L'âge et le sexe au coeur de la médecine personnalisée de demain
Cette découverte majeure met en évidence une nouvelle facette des inégalités de sexe face au cancer et souligne l'importance de mieux intégrer les facteurs hormonaux et biologiques dans la prévention, le diagnostic et le traitement. Elle offre également de nouvelles perspectives pour réorienter des médicaments existants vers une utilisation en oncologie.
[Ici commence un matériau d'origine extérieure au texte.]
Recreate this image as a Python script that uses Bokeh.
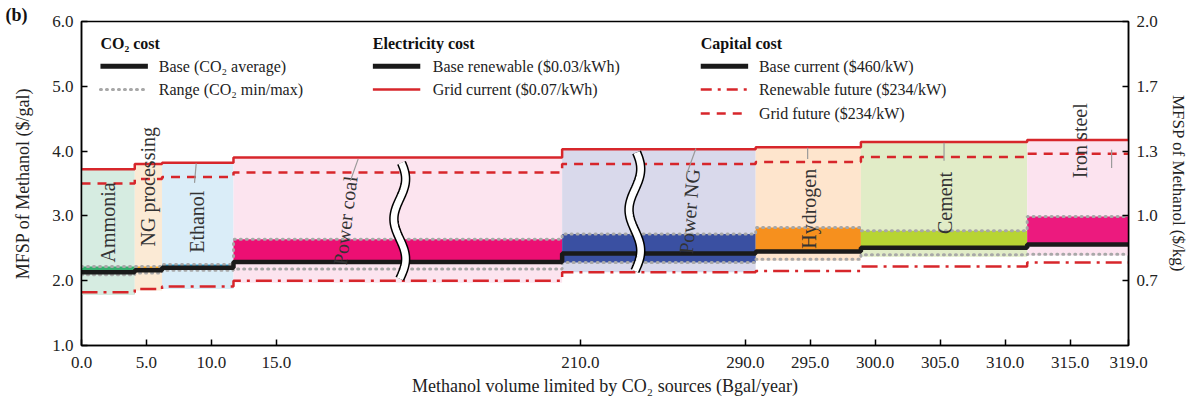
import math
from bokeh.plotting import figure
from bokeh.models import Range1d, LinearAxis, FixedTicker, CustomJSTickFormatter
from bokeh.core.properties import value
from bokeh.embed import file_html
from bokeh.resources import INLINE

# ---------------- data ----------------
categories = ["Ammonia", "NG processing", "Ethanol", "Power coal",
              "Power NG", "Hydrogen", "Cement", "Iron steel"]
# cumulative methanol volume (Bgal/year) at each source boundary
edges = [0.0, 4.1, 6.2, 11.7, 208.6, 290.8, 298.9, 311.7, 319.5]
base = [2.13, 2.16, 2.20, 2.29, 2.42, 2.45, 2.51, 2.56]          # CO2 average, base
co2_min = [2.09, 2.12, 2.16, 2.18, 2.28, 2.33, 2.40, 2.41]
co2_max = [2.22, 2.22, 2.25, 2.64, 2.72, 2.82, 2.77, 2.99]
band_low = [2.13, 2.16, 2.20, 2.29, 2.28, 2.45, 2.51, 2.56]      # lower edge of coloured band
grid_current = [3.72, 3.80, 3.82, 3.90, 4.03, 4.06, 4.14, 4.17]
grid_future = [3.50, 3.57, 3.60, 3.67, 3.80, 3.83, 3.91, 3.96]
renew_future = [1.82, 1.87, 1.91, 2.00, 2.13, 2.15, 2.22, 2.28]
shade_low = [1.78, 1.85, 1.87, 1.97, 2.13, 2.31, 2.37, 2.39]

pale_colors = ["#d6ece1", "#fbead5", "#daedf8", "#fce4ef",
               "#d9d9eb", "#fee5cd", "#e1ecc7", "#fce3ef"]
dark_colors = ["#35ad6e", "#f5a11c", "#2aa9e0", "#ec0f73",
               "#3a50a2", "#f6901e", "#b7d433", "#ec1a7e"]

label_x = [2.07, 5.15, 8.9, 20.3, 285.7, 294.9, 305.4, 315.8]
label_y = [2.90, 3.45, 2.91, 2.93, 3.07, 3.11, 3.20, 4.16]
label_angle = [90, 90, 90, 83, 85, 90, 90, 90]

x_tick_values = [0, 5, 10, 15, 210, 290, 295, 300, 305, 310, 315, 319.5]
x_tick_labels = ["0.0", "5.0", "10.0", "15.0", "210.0", "290.0", "295.0",
                 "300.0", "305.0", "310.0", "315.0", "319.0"]
kg_per_gal = 3.0
y_ticks = [1.0, 2.0, 3.0, 4.0, 5.0, 6.0]

# broken x axis: visible real-value segments
segments = [(0.0, 24.5), (196.1, 214.2), (281.5, 319.5)]


def disp(v):
    off = 0.0
    for i, (lo, hi) in enumerate(segments):
        if v <= hi or i == len(segments) - 1:
            return off + max(v, lo) - lo
        off += hi - lo


X_END = disp(edges[-1])
FONT = value("Liberation Serif")
RED = "#d7262b"
DOT = dict(line_color="#a8a8a8", line_width=3, line_dash="1 5", line_cap="round")

p = figure(width=1190, height=402, output_backend="svg", toolbar_location=None,
           x_range=Range1d(0, X_END), y_range=Range1d(1.0, 6.0),
           min_border_left=81, min_border_right=59, min_border_top=21,
           min_border_bottom=57, title="(b)")
p.title.align = "left"
p.title.offset = -76
p.title.standoff = -7
p.title.text_font = "Liberation Serif"
p.title.text_font_size = "18px"
p.title.text_font_style = "bold"
p.title.text_color = "#111111"
p.xgrid.visible = False
p.ygrid.visible = False
p.outline_line_color = "black"
p.outline_line_width = 1.5
p.outline_line_alpha = 1.0
p.background_fill_color = "white"
p.border_fill_color = "white"

dx = [disp(e) for e in edges]
left = dx[:-1]
right = dx[1:]

# shaded regions
p.quad(left=left, right=right, bottom=shade_low, top=grid_current,
       fill_color=pale_colors, line_color=None)
p.quad(left=left, right=right, bottom=band_low, top=co2_max,
       fill_color=dark_colors, line_color=None)


def step(vals, **kw):
    p.step(x=dx, y=vals + [vals[-1]], mode="after", **kw)


step(co2_max, **DOT)
step(co2_min, **DOT)
step(base, line_color="#1a1a1a", line_width=4.5)
step(grid_current, line_color=RED, line_width=2.5)
step(grid_future, line_color=RED, line_width=2.5, line_dash="9 7")
step(renew_future, line_color=RED, line_width=2.5, line_dash="16 6 3 6")

# axis-break symbols
for xb, y0, y1 in [(segments[0][1], 2.03, 3.82),
                   (segments[0][1] + segments[1][1] - segments[1][0], 2.15, 3.98)]:
    n = 60
    ts = [i / (n - 1) for i in range(n)]
    ys = [y1 - t * (y1 - y0) for t in ts]
    xs = [xb + 0.45 * math.sin(2 * math.pi * 1.45 * t + 0.3) for t in ts]
    p.line(xs, ys, line_color="black", line_width=9.5)
    p.line(xs, ys, line_color="white", line_width=6.5)

# category labels
p.text(x=[disp(v) for v in label_x], y=label_y, text=categories,
       angle=[math.radians(a) for a in label_angle],
       text_font=FONT, text_font_size="20px", text_color="#333333",
       text_align="center", text_baseline="middle")

# leader lines
lead_x0 = [8.83, 21.3, 47.3, 55.9, 66.4, 79.3]
lead_y0 = [3.81, 3.88, 4.04, 4.05, 4.13, 4.02]
lead_x1 = [8.70, 20.7, 46.6, 55.9, 66.4, 79.3]
lead_y1 = [3.51, 3.54, 3.65, 3.88, 3.85, 3.74]
p.segment(x0=lead_x0, y0=lead_y0, x1=lead_x1, y1=lead_y1,
          line_color="#9a9a9a", line_width=1.2)

# custom legend
def legend_group(x_line, x_text, heading, items):
    p.text(x=[x_line], y=[5.66], text=[heading], text_font=FONT,
           text_font_size="16px", text_font_style="bold", text_color="#111111",
           text_baseline="middle")
    rows = [5.31, 4.95, 4.58]
    for (label, style), yy in zip(items, rows):
        p.line([x_line, x_line + 3.65], [yy, yy], **style)
        p.text(x=[x_text], y=[yy], text=[label], text_font=FONT,
               text_font_size="16px", text_color="#222222", text_baseline="middle")


black_style = dict(line_color="#1a1a1a", line_width=5)
legend_group(1.46, 5.95, "CO₂ cost", [
    ("Base (CO₂ average)", black_style),
    ("Range (CO₂ min/max)", DOT),
])
legend_group(22.43, 27.04, "Electricity cost", [
    ("Base renewable ($0.03/kWh)", black_style),
    ("Grid current ($0.07/kWh)", dict(line_color=RED, line_width=2.5)),
])
legend_group(47.67, 52.15, "Capital cost", [
    ("Base current ($460/kW)", black_style),
    ("Renewable future ($234/kW)", dict(line_color=RED, line_width=2.5,
                                        line_dash="11 6 3 6")),
    ("Grid future ($234/kW)", dict(line_color=RED, line_width=2.5, line_dash="9 7")),
])

# axes
for ax in [p.xaxis[0], p.yaxis[0]]:
    ax.axis_line_color = "black"
    ax.axis_line_width = 1.5
    ax.major_tick_in = 6
    ax.major_tick_out = 0
    ax.major_tick_line_width = 1.5
    ax.minor_tick_line_color = None
    ax.major_label_text_font = "Liberation Serif"
    ax.major_label_text_font_size = "17px"
    ax.major_label_text_color = "#222222"
    ax.axis_label_text_font = "Liberation Serif"
    ax.axis_label_text_font_style = "normal"
    ax.axis_label_text_font_size = "18px"
    ax.axis_label_text_color = "#222222"

xt = [disp(v) for v in x_tick_values]
p.xaxis.ticker = FixedTicker(ticks=xt)
p.xaxis.major_label_overrides = {t: s for t, s in zip(xt, x_tick_labels)}
p.xaxis.major_label_standoff = 11
p.xaxis.axis_label = "Methanol volume limited by CO₂ sources (Bgal/year)"
p.xaxis.axis_label_standoff = 5

p.yaxis.ticker = FixedTicker(ticks=y_ticks)
p.yaxis.formatter = CustomJSTickFormatter(code="return tick.toFixed(1)")
p.yaxis.axis_label = "MFSP of Methanol ($/gal)"
p.yaxis.axis_label_standoff = 16
p.yaxis.major_label_standoff = 8

p.extra_y_ranges = {"kg": Range1d(1.0 / kg_per_gal, 6.0 / kg_per_gal)}
rax = LinearAxis(y_range_name="kg",
                 ticker=FixedTicker(ticks=[v / kg_per_gal for v in y_ticks[1:]]),
                 formatter=CustomJSTickFormatter(code="return tick.toFixed(1)"),
                 axis_label="MFSP of Methanol ($/kg)")
rax.axis_line_color = "black"
rax.axis_line_width = 1.5
rax.major_tick_in = 6
rax.major_tick_out = 0
rax.major_tick_line_width = 1.5
rax.minor_tick_line_color = None
rax.major_label_text_font = "Liberation Serif"
rax.major_label_text_font_size = "17px"
rax.major_label_text_color = "#222222"
rax.major_label_standoff = 8
rax.axis_label_text_font = "Liberation Serif"
rax.axis_label_text_font_style = "normal"
rax.axis_label_text_font_size = "17px"
rax.axis_label_text_color = "#222222"
rax.axis_label_standoff = 8
p.add_layout(rax, "right")

open("out.html", "w").write(file_html(p, INLINE))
"Mieux comprendre l'impact du sexe et de l'âge sur le développement de certains cancers est essentiel pour faire progresser la médecine de précision. Ce travail jette les bases d'approches thérapeutiques innovantes, prévalentes aux femmes, et ouvre des perspectives cliniques concrètes", conclut le Dr Lionel Larue, directeur de recherche à l'Inserm.
Notes:
[1] Ces travaux ont été menés par le Dr Lionel Larue, directeur de recherche à l'Inserm, chef de l'équipe Développement normal et pathologique des mélanocytes dans l'unité Signalisation, radiobiologie et cancer (Institut Curie, Inserm, CNRS, Université Paris Saclay) et le Dr Véronique Delmas, directrice de recherche au CNRS dans la même équipe.
[2] Sung, H. et al. Global Cancer Statistics 2020: GLOBOCAN Estimates of Incidence and Mortality Worldwide for 36 Cancers in 185 Countries. CA CANCER J CLIN 71, (2021).
[3] La voie YAP-1 est un mécanisme cellulaire essentiel qui régule la croissance et la survie des cellules. Son dysfonctionnement est impliqué dans plusieurs maladies, notamment le cancer, ce qui en fait une cible prometteuse pour de nouvelles thérapies.
[4] L'anoïkis est un processus de mort cellulaire programmée qui se produit lorsque les cellules perdent leur ancrage à leur environnement. Ce mécanisme est crucial pour le maintien de l'homéostasie tissulaire et joue un rôle important dans le développement embryonnaire, la guérison des plaies et la prévention de la formation de tumeurs.